Probably 'cultural' embraces all/most of what people really mean when they talk about 'whiteness' anyway. Derbyshire means something more: he's got a sophisticated account (albeit one that I don't buy). But mostly this is why the Irish/Germans weren't 'white' enough at first, and became quite completely so well before now.
You see some evidence for this in the phrase 'that's very white of you,' which was current in the early 20th century during a time of intense racism. You see the phrase in works of literature from that time, sometimes: I think it's in Greenmantle, or The Thirty-Nine Steps, and I can remember being shocked by it. But it was an expression that pointed out that what was being sought wasn't a skin-color ideal, it was a cultural ideal. The tie with skin color was confused, as plenty of people had the right skin but the wrong mores.
I take that to be some of the force of Derbyshire's criticism, 'let's not get above our station.
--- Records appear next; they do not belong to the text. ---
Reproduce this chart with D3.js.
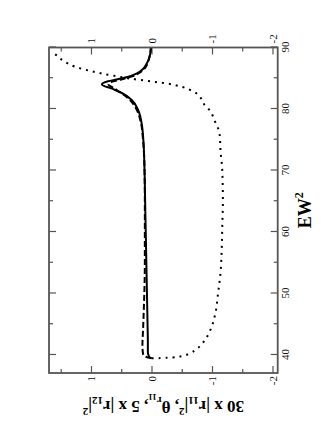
<!DOCTYPE html>
<html><head><meta charset="utf-8">
<script src="https://cdn.jsdelivr.net/npm/d3@7"></script>
<style>body{margin:0;background:#fff}</style>
</head><body>
<svg id="c" width="327" height="423"></svg>
<script>
// EW^2 axis ticks
const xMajor = [40, 50, 60, 70, 80, 90];
const xMinor = [45, 55, 65, 75, 85];
// value axis ticks
const yMajor = [1, 0, -1, -2];
const yMinor = [1.5, 0.5, -0.5, -1.5];

// solid: 30 x |r11|^2
const solidX = [39.45, 39.6, 40.0, 40.5, 42, 45, 50, 55, 60, 65, 70, 75, 77.5, 79.8, 81.5, 82.6, 83.3, 84.0, 84.5, 84.8, 85.2, 85.8, 86.5, 87.2, 88, 89, 89.9];
const solidY = [0.0, 0.03, 0.05, 0.06, 0.06, 0.065, 0.075, 0.085, 0.095, 0.105, 0.115, 0.135, 0.16, 0.22, 0.33, 0.49, 0.65, 0.82, 0.72, 0.58, 0.4, 0.24, 0.14, 0.09, 0.05, 0.02, 0.01];
// dashed: 5 x |r12|^2
const dashedX = [39.5, 39.6, 39.8, 40.2, 41.5, 44, 48, 55, 65, 70, 75, 78, 80, 81.5, 82.6, 83.4, 84.0, 84.4, 84.8, 85.3, 86, 86.6, 87.3, 88.2, 89.9];
const dashedY = [0.0, 0.06, 0.11, 0.14, 0.15, 0.14, 0.125, 0.11, 0.11, 0.115, 0.14, 0.18, 0.25, 0.36, 0.5, 0.62, 0.71, 0.66, 0.5, 0.32, 0.18, 0.11, 0.07, 0.04, 0.01];
// dotted: theta_r11
const dottedX = [39.45, 39.5, 39.6, 39.8, 40.2, 41, 42, 44, 46.5, 50, 53.3, 57, 61, 65, 70, 73.3, 75.5, 76.6, 77.7, 78.7, 79.7, 80.6, 81.4, 82.8, 83.6, 84.1, 84.4, 84.7, 85.0, 85.4, 85.8, 86.3, 86.9, 87.8, 88.8, 89.2];
const dottedY = [0.0, -0.15, -0.35, -0.5, -0.62, -0.75, -0.85, -0.97, -1.05, -1.10, -1.14, -1.16, -1.17, -1.18, -1.17, -1.14, -1.13, -1.11, -1.06, -1.02, -0.97, -0.88, -0.84, -0.70, -0.5, -0.28, -0.06, 0.17, 0.39, 0.62, 0.84, 1.06, 1.27, 1.45, 1.58, 1.64];

const svg = d3.select('#c');
const W = 325.5, H = 228.7;
const g = svg.append('g').attr('transform', 'translate(49,373) rotate(-90)');
const x = d3.scaleLinear().domain([37.07, 90]).range([0, W]);
const y = d3.scaleLinear().domain([-2.086, 1.694]).range([H, 0]);
const axisColor = '#555';
const font = 'Liberation Serif, Times New Roman, serif';
const fmt = d => String(d);

function styleAxis(sel) {
  sel.select('.domain').remove();
  sel.selectAll('line').attr('stroke', axisColor).attr('stroke-width', 1.2);
  sel.selectAll('text').attr('font-family', font).attr('font-size', 11).attr('fill', '#111');
}

// bottom (EW^2)
g.append('g').attr('transform', `translate(0,${H})`)
  .call(d3.axisBottom(x).tickValues(xMajor).tickSizeInner(-7).tickSizeOuter(0).tickPadding(4).tickFormat(fmt)).call(styleAxis);
g.append('g').attr('transform', `translate(0,${H})`)
  .call(d3.axisBottom(x).tickValues(xMinor).tickSizeInner(-4).tickSizeOuter(0).tickFormat('')).call(styleAxis);
// top
g.append('g')
  .call(d3.axisTop(x).tickValues(xMajor).tickSizeInner(-7).tickSizeOuter(0).tickFormat('')).call(styleAxis);
g.append('g')
  .call(d3.axisTop(x).tickValues(xMinor).tickSizeInner(-4).tickSizeOuter(0).tickFormat('')).call(styleAxis);
// left
g.append('g')
  .call(d3.axisLeft(y).tickValues(yMajor).tickSizeInner(-7).tickSizeOuter(0).tickPadding(3).tickFormat(fmt)).call(styleAxis);
g.append('g')
  .call(d3.axisLeft(y).tickValues(yMinor).tickSizeInner(-4).tickSizeOuter(0).tickFormat('')).call(styleAxis);
// right
g.append('g').attr('transform', `translate(${W},0)`)
  .call(d3.axisRight(y).tickValues(yMajor).tickSizeInner(-7).tickSizeOuter(0).tickPadding(4).tickFormat(fmt)).call(styleAxis);
g.append('g').attr('transform', `translate(${W},0)`)
  .call(d3.axisRight(y).tickValues(yMinor).tickSizeInner(-4).tickSizeOuter(0).tickFormat('')).call(styleAxis);

g.append('defs').append('clipPath').attr('id', 'clip')
  .append('rect').attr('width', W).attr('height', H);

const line = d3.line().x(d => x(d[0])).y(d => y(d[1])).curve(d3.curveMonotoneX);
const plot = g.append('g').attr('clip-path', 'url(#clip)');
plot.append('path').datum(d3.zip(dottedX, dottedY)).attr('d', line)
  .attr('fill', 'none').attr('stroke', '#000').attr('stroke-width', 2).attr('stroke-dasharray', '2,5');
plot.append('path').datum(d3.zip(dashedX, dashedY)).attr('d', line)
  .attr('fill', 'none').attr('stroke', '#000').attr('stroke-width', 2).attr('stroke-dasharray', '6,3');
plot.append('path').datum(d3.zip(solidX, solidY)).attr('d', line)
  .attr('fill', 'none').attr('stroke', '#000').attr('stroke-width', 2);

// frame
g.append('rect').attr('width', W).attr('height', H)
  .attr('fill', 'none').attr('stroke', axisColor).attr('stroke-width', 1.8);

// x label
const xl = g.append('text').attr('x', W / 2).attr('y', H + 33).attr('text-anchor', 'middle')
  .attr('font-family', font).attr('font-weight', 'bold').attr('font-size', 18);
xl.append('tspan').text('EW');
xl.append('tspan').attr('font-size', 12).attr('dy', -8).text('2');

// y label
const yl = g.append('text').attr('transform', `translate(-28,${H / 2}) rotate(-90)`)
  .attr('text-anchor', 'middle').attr('font-family', font).attr('font-weight', 'bold').attr('font-size', 17);
yl.append('tspan').text('30 x |r');
yl.append('tspan').attr('font-size', 11).attr('dy', 4).text('11');
yl.append('tspan').attr('dy', -4).text('|');
yl.append('tspan').attr('font-size', 11).attr('dy', -7).text('2');
yl.append('tspan').attr('dy', 7).text(', θ');
yl.append('tspan').attr('font-size', 11).attr('dy', 4).text('r');
yl.append('tspan').attr('font-size', 9).attr('dy', 3).text('11');
yl.append('tspan').attr('dy', -7).text(', 5 x |r');
yl.append('tspan').attr('font-size', 11).attr('dy', 4).text('12');
yl.append('tspan').attr('dy', -4).text('|');
yl.append('tspan').attr('font-size', 11).attr('dy', -7).text('2');
</script>
</body></html>
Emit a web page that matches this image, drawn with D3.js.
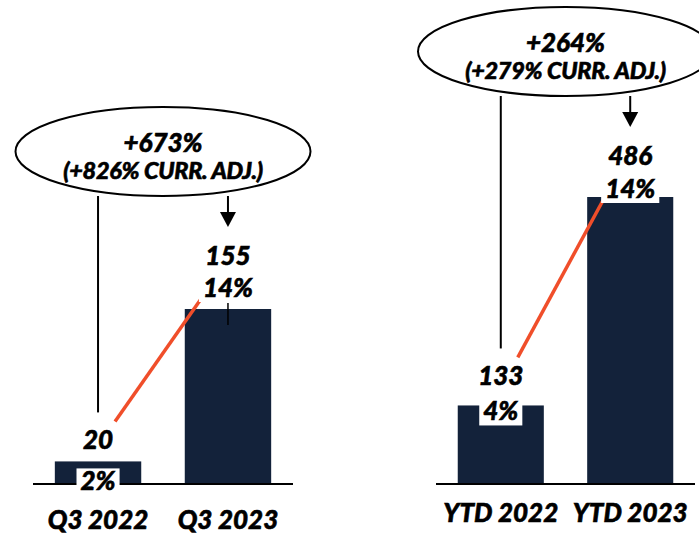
<!DOCTYPE html>
<html>
<head>
<meta charset="utf-8">
<script src="https://cdn.jsdelivr.net/npm/d3@7"></script>
<style>
  html, body { margin: 0; padding: 0; background: #fff; }
  svg { display: block; }
  text { font-family: "Lato", "Open Sans", sans-serif; font-style: italic; font-weight: 900; fill: #000; stroke: #000; stroke-width: 0.6px; }
</style>
</head>
<body>
<svg id="chart" width="699" height="536"></svg>
<script>
// Quarterly panel
const quarterCategories = ["Q3 2022", "Q3 2023"];
const quarterValues = [20, 155];
const quarterShares = ["2%", "14%"];
const quarterGrowth = "+673%";
const quarterGrowthAdj = "(+826% CURR. ADJ.)";

// Year-to-date panel
const ytdCategories = ["YTD 2022", "YTD 2023"];
const ytdValues = [133, 486];
const ytdShares = ["4%", "14%"];
const ytdGrowth = "+264%";
const ytdGrowthAdj = "(+279% CURR. ADJ.)";

const svg = d3.select("#chart");
const BAR = "#13223a";
const ORANGE = "#f04e2a";

const panels = [
  {
    cats: quarterCategories, vals: quarterValues, shares: quarterShares,
    growth: quarterGrowth, adj: quarterGrowthAdj,
    xRange: [33, 293], base: 484, maxPx: 309, catY: 529,
    shareOff: [29, -12], valGap: [41, 32]
  },
  {
    cats: ytdCategories, vals: ytdValues, shares: ytdShares,
    growth: ytdGrowth, adj: ytdGrowthAdj,
    xRange: [436, 695], base: 484, maxPx: 197, catY: 522,
    shareOff: [15, 1], valGap: [35, 33]
  }
];

panels.forEach(p => {
  const g = svg.append("g");
  const x = d3.scaleBand().domain(p.cats).range(p.xRange)
    .paddingInner(0.335).paddingOuter(0.168);
  const y = d3.scaleLinear().domain([0, d3.max(p.vals)]).range([p.base, p.maxPx]);
  const cx = c => x(c) + x.bandwidth() / 2;

  // bars
  g.selectAll("rect.bar").data(p.cats).join("rect")
    .attr("class", "bar")
    .attr("x", d => x(d)).attr("width", x.bandwidth())
    .attr("y", (d, i) => y(p.vals[i]))
    .attr("height", (d, i) => y(0) - y(p.vals[i]))
    .attr("fill", BAR);

  // baseline
  g.append("line")
    .attr("x1", p.xRange[0]).attr("x2", p.xRange[1])
    .attr("y1", y(0)).attr("y2", y(0))
    .attr("stroke", "#000").attr("stroke-width", 2);

  // label anchors
  const shareY = p.cats.map((c, i) => y(p.vals[i]) + p.shareOff[i]);
  const valY = shareY.map((s, i) => s - p.valGap[i]);
  const x1 = cx(p.cats[0]), x2 = cx(p.cats[1]);

  // margin trend line
  g.append("line")
    .attr("x1", x1 + 17).attr("y1", valY[0] - 28)
    .attr("x2", x2 - 27).attr("y2", shareY[1] + 2)
    .attr("stroke", ORANGE).attr("stroke-width", 3.5);

  // growth bubble
  const ry = 44.5, rx = 147.5;
  const ecx = (x1 + x2) / 2;
  const eBottom = valY[1] - 69;
  const ecy = eBottom - ry;

  g.append("line")
    .attr("x1", x1).attr("x2", x1)
    .attr("y1", eBottom).attr("y2", valY[0] - 37)
    .attr("stroke", "#000").attr("stroke-width", 2);

  const tip = valY[1] - 38;
  g.append("line")
    .attr("x1", x2).attr("x2", x2)
    .attr("y1", eBottom).attr("y2", tip - 10)
    .attr("stroke", "#000").attr("stroke-width", 2);
  g.append("path")
    .attr("d", `M${x2 - 8},${tip - 15}L${x2 + 8},${tip - 15}L${x2},${tip}Z`)
    .attr("fill", "#000");

  g.append("ellipse")
    .attr("cx", ecx).attr("cy", ecy).attr("rx", rx).attr("ry", ry)
    .attr("fill", "#fff").attr("stroke", "#000").attr("stroke-width", 2);

  g.append("text").attr("x", ecx).attr("y", ecy)
    .attr("text-anchor", "middle").attr("font-size", 26).text(p.growth);
  g.append("text").attr("x", ecx).attr("y", ecy + 27)
    .attr("text-anchor", "middle").attr("font-size", 23.5)
    .attr("letter-spacing", -0.3).text(p.adj);

  // value labels
  p.cats.forEach((c, i) => {
    g.append("text").attr("x", cx(c)).attr("y", valY[i])
      .attr("text-anchor", "middle").attr("font-size", 26).text(p.vals[i]);

    const t = g.append("text").attr("x", cx(c)).attr("y", shareY[i])
      .attr("text-anchor", "middle").attr("font-size", 26).text(p.shares[i]);
    const bb = t.node().getBBox();
    g.insert("rect", () => t.node())
      .attr("x", bb.x - 4).attr("width", bb.width + 8)
      .attr("y", shareY[i] - 22).attr("height", 27)
      .attr("fill", "#fff");
  });

  // small tick under the taller bar's label
  if (p.shareOff[1] < 0) {
    g.append("line")
      .attr("x1", x2).attr("x2", x2)
      .attr("y1", y(p.vals[1]) - 6).attr("y2", y(p.vals[1]) + 16)
      .attr("stroke", "#000").attr("stroke-width", 1.5);
  }

  // category labels
  g.selectAll("text.cat").data(p.cats).join("text")
    .attr("class", "cat")
    .attr("x", d => cx(d)).attr("y", p.catY)
    .attr("text-anchor", "middle").attr("font-size", 26).text(d => d);
});
</script>
</body>
</html>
Aristotle had a philosophy... you have an attitude.' He's thought a lot more about this than most of them, and can see that they haven't.
I have always regarded "that's white of you," and "you're a white man" as more British. Now that you mention it, that may be true only of the latter. I had a British psychiatrist friend, a generation older, who used to say "David, you're a white man" to me with a twinkle whenever I did something honorable. He could get away with it to me because he knew I would get it, and that he of all people didn't mean it. In England, people who weren't white were also foreigners. As for defining whiteness, the English were known to say "After Calais, it's all wogs" in that era.
This sounds terrible to our ears now, but it is actually the way everyone has viewed everyone as far back as we have record. The British actually meant it less than other tribes. Some were curious about other peoples.